Each program will receive about 30 minutes of scrutiny. The code you present must the be the same code you turned in electronically. We will not tell you if we will conduct a codewalk for an assignment until after you have turned in a solutions for it. No excuses or exceptions; you read it here.
13 Advice
Here is some advice from past students in the class:
“Go see Jay early when they are stuck on a project. Starts the projects early. Don’t get discouraged!”
“Learn Scheme.”
“Don’t despair. It gets better. If you do the assignments and try to understand them, you will do better than you think you’re doing.”
“Don’t be afraid to ask for help, ’cause Jay is quite willing to answer questions. And turn in assignments early, because you can get your work corrected and resubmit it if you did something wrong.”

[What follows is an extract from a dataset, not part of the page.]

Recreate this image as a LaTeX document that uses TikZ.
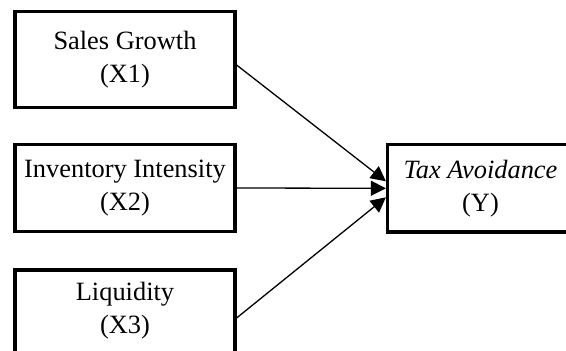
\documentclass[tikz,border=0pt]{standalone}
\usepackage{fontspec}
\setmainfont{Liberation Serif}
\usetikzlibrary{arrows.meta}
\begin{document}
\begin{tikzpicture}[x=1pt,y=-1pt,
  lbl/.style={align=center, inner sep=0pt, font=\fontsize{26.4}{33}\selectfont},
  box/.style={lbl, draw, line width=3.2pt, minimum width=220pt},
  conn/.style={line width=1.3pt, -{Triangle[length=15pt,width=15pt]}}]
\clip (0,0) rectangle (566,351);
\useasboundingbox (0,0) rectangle (566,351);
\node[box, minimum height=96pt] (x1) at (125,59.5) {Sales Growth\\(X1)};
\node[box, minimum height=87pt] (x2) at (125,188) {Inventory Intensity\\(X2)};
\node[box, minimum height=120pt] (x3) at (125,330) {};
\node[lbl] (x3t) at (125,311) {Liquidity\\(X3)};
\node[box, minimum width=186pt, minimum height=87.5pt] (y) at (480.5,188.3) {\textit{Tax Avoidance}\\(Y)};
\draw[conn] ([yshift=-5.5pt]x1.east) -- ([yshift=7pt]y.west);
\draw[conn] (x2.east) -- (y.west);
\draw[conn] ([yshift=12pt]x3.east) -- ([yshift=-9pt]y.west);
\end{tikzpicture}
\end{document}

“Notes are not so very helpful in most of the class. Focus on understanding first.”
“Go to Jay’s office a lot.”
“Start early and ask good questions.”
“Be prepared to spend far more time on this class than you were expecting to.”
“Start projects earlier and take it from Jay McCarthy!!!”
“Work hard from the beginning of the class and get a head start so you don’t have to figure out Scheme later on when you already have enough new concepts to deal with.”
“Learn to talk to Jay. Go up to his office. He’s unbelievably helpful.”
“Start with Scheme early, and I think using the book more might be useful. I don’t know because I haven’t used it much.”
“Be prepared to sacrifice a lot of time for this class if you really want to understand the topics well, and to do well on the assignments.”
“Learn Scheme as quickly as you can. It’s a huge advantage because not only is it used for almost every programming assignment, but it really grows on you when you know what you’re doing, which makes the course more enjoyable. Give yourself enough time to adequately finish the assignments, and use Jay!”
“Talk to the teacher! Don’t go it alone, you’ll get lost.”